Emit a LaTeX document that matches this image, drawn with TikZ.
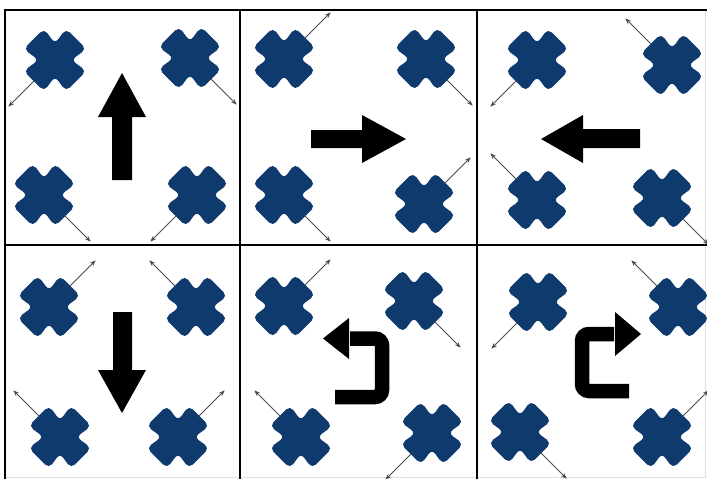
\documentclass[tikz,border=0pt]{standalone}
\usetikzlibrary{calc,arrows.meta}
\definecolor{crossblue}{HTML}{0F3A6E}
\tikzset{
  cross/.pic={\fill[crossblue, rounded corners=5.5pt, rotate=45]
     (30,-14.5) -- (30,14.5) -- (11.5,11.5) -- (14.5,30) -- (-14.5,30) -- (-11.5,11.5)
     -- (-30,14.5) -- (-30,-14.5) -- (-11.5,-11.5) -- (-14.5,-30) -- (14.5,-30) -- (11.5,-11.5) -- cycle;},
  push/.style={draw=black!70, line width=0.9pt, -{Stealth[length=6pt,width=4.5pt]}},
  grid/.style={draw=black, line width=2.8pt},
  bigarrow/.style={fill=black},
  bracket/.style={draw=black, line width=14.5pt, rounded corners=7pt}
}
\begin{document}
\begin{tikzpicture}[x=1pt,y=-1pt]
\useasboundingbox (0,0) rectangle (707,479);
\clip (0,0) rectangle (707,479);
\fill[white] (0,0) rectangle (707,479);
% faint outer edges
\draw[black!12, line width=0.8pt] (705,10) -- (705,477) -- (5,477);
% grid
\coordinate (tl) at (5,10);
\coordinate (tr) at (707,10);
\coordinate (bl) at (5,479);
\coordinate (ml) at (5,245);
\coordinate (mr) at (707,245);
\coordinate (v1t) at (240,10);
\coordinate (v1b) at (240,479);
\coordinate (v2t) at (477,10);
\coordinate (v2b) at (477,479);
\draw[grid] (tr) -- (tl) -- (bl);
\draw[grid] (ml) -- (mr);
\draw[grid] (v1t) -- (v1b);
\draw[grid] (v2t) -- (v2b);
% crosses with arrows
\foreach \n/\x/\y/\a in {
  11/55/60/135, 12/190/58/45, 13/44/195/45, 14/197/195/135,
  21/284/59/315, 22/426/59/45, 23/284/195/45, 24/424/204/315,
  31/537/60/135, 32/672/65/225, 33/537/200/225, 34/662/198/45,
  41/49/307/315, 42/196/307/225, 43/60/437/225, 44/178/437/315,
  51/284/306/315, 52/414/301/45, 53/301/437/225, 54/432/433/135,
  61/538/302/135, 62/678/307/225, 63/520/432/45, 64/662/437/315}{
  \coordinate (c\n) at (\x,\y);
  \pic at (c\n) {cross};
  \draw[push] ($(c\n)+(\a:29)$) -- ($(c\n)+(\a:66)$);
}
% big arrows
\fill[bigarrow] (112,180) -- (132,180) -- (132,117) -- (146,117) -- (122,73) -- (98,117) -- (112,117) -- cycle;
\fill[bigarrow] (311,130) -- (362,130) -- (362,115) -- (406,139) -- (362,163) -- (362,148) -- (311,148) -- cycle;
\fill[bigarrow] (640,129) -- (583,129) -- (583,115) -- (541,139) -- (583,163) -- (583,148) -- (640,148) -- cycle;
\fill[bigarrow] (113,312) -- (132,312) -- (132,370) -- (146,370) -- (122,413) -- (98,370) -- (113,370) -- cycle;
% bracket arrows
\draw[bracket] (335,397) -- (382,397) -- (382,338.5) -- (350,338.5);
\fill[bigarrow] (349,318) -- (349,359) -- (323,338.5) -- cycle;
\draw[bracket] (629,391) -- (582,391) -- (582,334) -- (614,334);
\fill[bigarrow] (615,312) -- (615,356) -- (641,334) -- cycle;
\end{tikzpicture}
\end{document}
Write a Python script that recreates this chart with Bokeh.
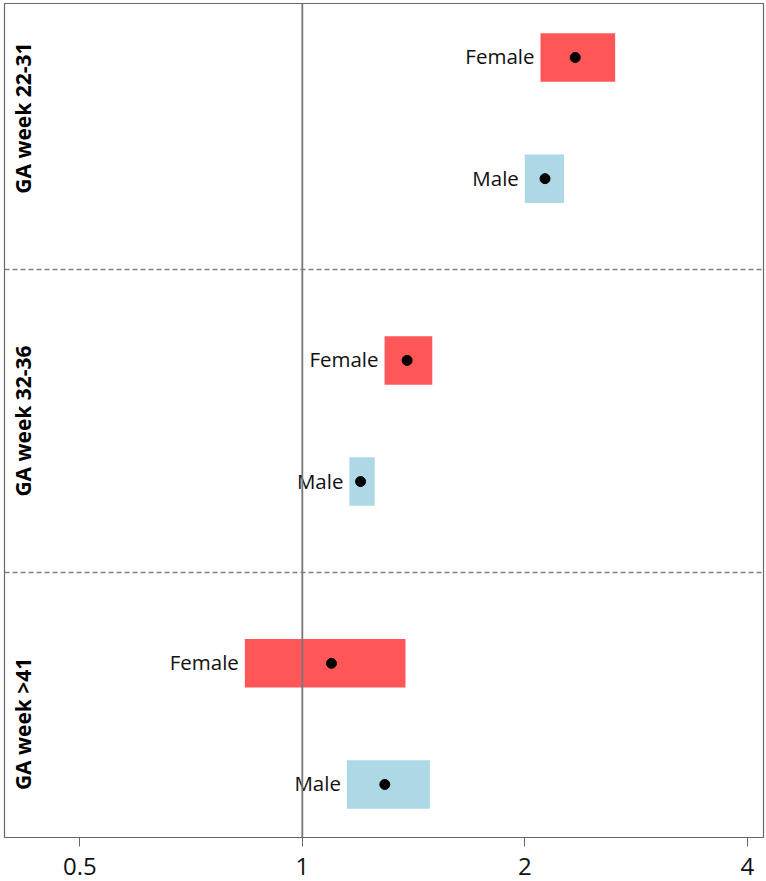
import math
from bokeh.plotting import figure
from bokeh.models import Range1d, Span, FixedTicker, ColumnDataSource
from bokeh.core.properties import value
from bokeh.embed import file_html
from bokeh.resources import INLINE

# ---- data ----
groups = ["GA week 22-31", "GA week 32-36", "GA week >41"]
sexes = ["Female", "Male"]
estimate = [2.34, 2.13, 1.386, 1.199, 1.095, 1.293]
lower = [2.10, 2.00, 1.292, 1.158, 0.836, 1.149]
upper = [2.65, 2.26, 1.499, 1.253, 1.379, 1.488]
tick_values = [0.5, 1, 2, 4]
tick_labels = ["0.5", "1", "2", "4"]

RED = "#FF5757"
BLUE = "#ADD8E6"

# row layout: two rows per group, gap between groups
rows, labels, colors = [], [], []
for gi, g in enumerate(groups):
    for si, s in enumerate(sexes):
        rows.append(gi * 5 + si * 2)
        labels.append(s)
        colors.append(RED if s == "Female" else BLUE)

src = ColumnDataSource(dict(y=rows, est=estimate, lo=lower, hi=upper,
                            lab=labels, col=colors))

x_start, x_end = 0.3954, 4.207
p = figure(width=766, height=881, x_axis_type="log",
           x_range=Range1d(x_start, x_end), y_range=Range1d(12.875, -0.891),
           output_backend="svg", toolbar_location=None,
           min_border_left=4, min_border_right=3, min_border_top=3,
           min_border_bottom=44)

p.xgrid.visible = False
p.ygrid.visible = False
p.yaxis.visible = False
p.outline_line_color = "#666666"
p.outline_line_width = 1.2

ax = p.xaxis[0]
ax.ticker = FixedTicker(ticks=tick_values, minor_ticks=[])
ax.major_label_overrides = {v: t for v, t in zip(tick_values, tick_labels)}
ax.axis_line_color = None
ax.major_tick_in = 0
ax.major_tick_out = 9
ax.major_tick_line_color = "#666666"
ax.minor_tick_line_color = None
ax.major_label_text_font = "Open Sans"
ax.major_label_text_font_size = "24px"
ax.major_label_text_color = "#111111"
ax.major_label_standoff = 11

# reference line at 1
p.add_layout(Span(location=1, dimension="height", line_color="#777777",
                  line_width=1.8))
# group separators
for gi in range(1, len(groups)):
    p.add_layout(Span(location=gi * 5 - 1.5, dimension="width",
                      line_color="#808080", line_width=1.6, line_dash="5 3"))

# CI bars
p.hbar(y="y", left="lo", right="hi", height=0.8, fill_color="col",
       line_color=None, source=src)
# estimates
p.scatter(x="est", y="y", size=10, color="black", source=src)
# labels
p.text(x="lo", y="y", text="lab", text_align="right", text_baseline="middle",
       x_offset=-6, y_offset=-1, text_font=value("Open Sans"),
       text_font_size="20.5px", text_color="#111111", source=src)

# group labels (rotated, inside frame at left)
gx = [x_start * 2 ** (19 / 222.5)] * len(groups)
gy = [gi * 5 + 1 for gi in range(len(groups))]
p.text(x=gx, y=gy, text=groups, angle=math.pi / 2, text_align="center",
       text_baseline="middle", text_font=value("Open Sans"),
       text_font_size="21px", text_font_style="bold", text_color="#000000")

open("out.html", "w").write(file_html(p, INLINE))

#### [Job]
Quote the lines above exactly, starting with the one that has "Write a Python" and ending with the one that has "from bokeh.resources import INLINE"; drop the pictures and include nothing else.

#### [Written response]
Write a Python script that recreates this chart with Bokeh.
import math
from bokeh.plotting import figure
from bokeh.models import Range1d, Span, FixedTicker, ColumnDataSource
from bokeh.core.properties import value
from bokeh.embed import file_html
from bokeh.resources import INLINE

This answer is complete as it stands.